For your first official assignement, I want you to create a web page using your text editor and the below markups. Read the links about the internet and Al Gore, and give me three paragraphs on what you think after your reading. Keep it simple, but also see how little html markup you need for a usable page.
For more details and a look at what the html specification is all about, go to: HTML 4.01 Specification. We will spend more time on using and understanding the specification, as you will need to understand it when trouble shooting more complex web pages and optimizing the users web experience.
The objective at this point, is to make sure you understand how and why html works. As we get more complex in our projects, we will progress from using a simple editor into more complex tools that handle the greater complexities of projects.
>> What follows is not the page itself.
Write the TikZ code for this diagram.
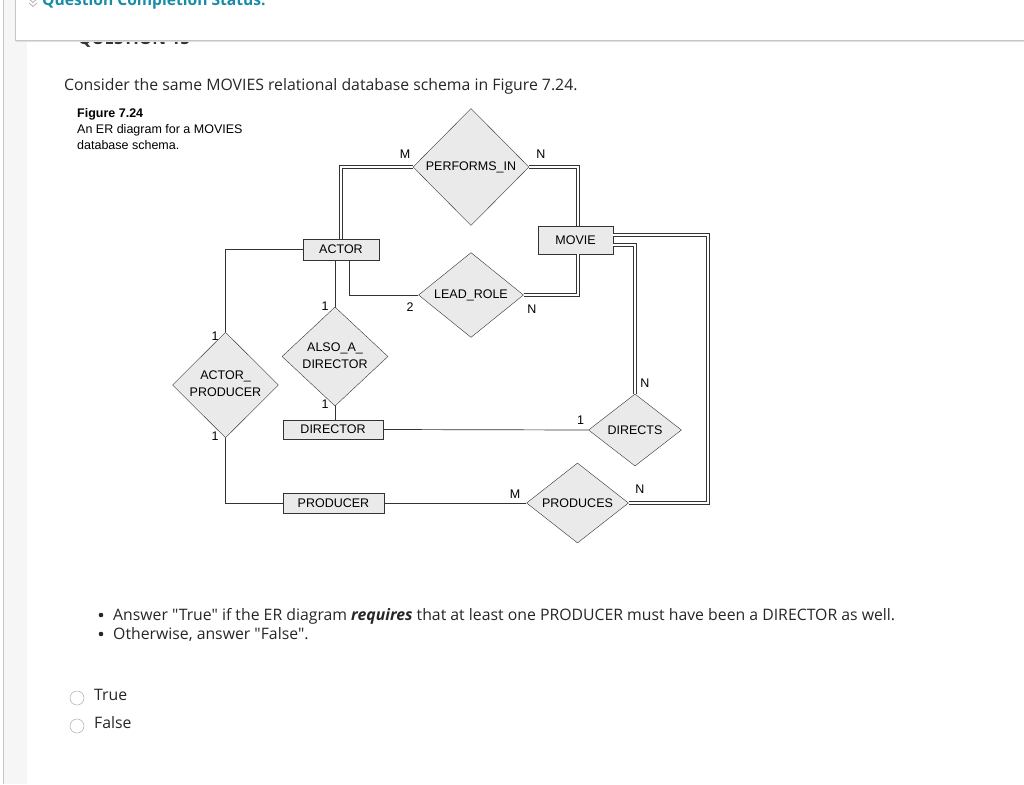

I use a pretty simple set of steps to grade your work, or any web page I visit. It comes from a few simple concepts that many web desiners seem to forget. So here they are:
With the three concerns listed above, we can see why it is important to keep the complexity and included graphics to a minimum. When we start working on optimizing your web experience, we will find that loading and using graphics can impact tremendously the time required to download your page. Every included script, CSS, or image, requires a separate client-server data transfer, and thus adds delays in displaying that all important web page.
I can not say how annoying and counter productive it is to go to a web site and not be able to read some link, because it is done using bad color choices. Instead of turning off my browsers automatic acceptance of colors and formatting, I just leave and buy elesewhere. I dare say, I am not alone in this practice.
My final word for this session is to remember that your objective is to convey information to the viewer. You are not trying to show off the latest programming language or tool. Your use of tools and protocols or languages should be transparent to the user. You want the viewers experience to be as positive as possible, so they buy or come again to your site.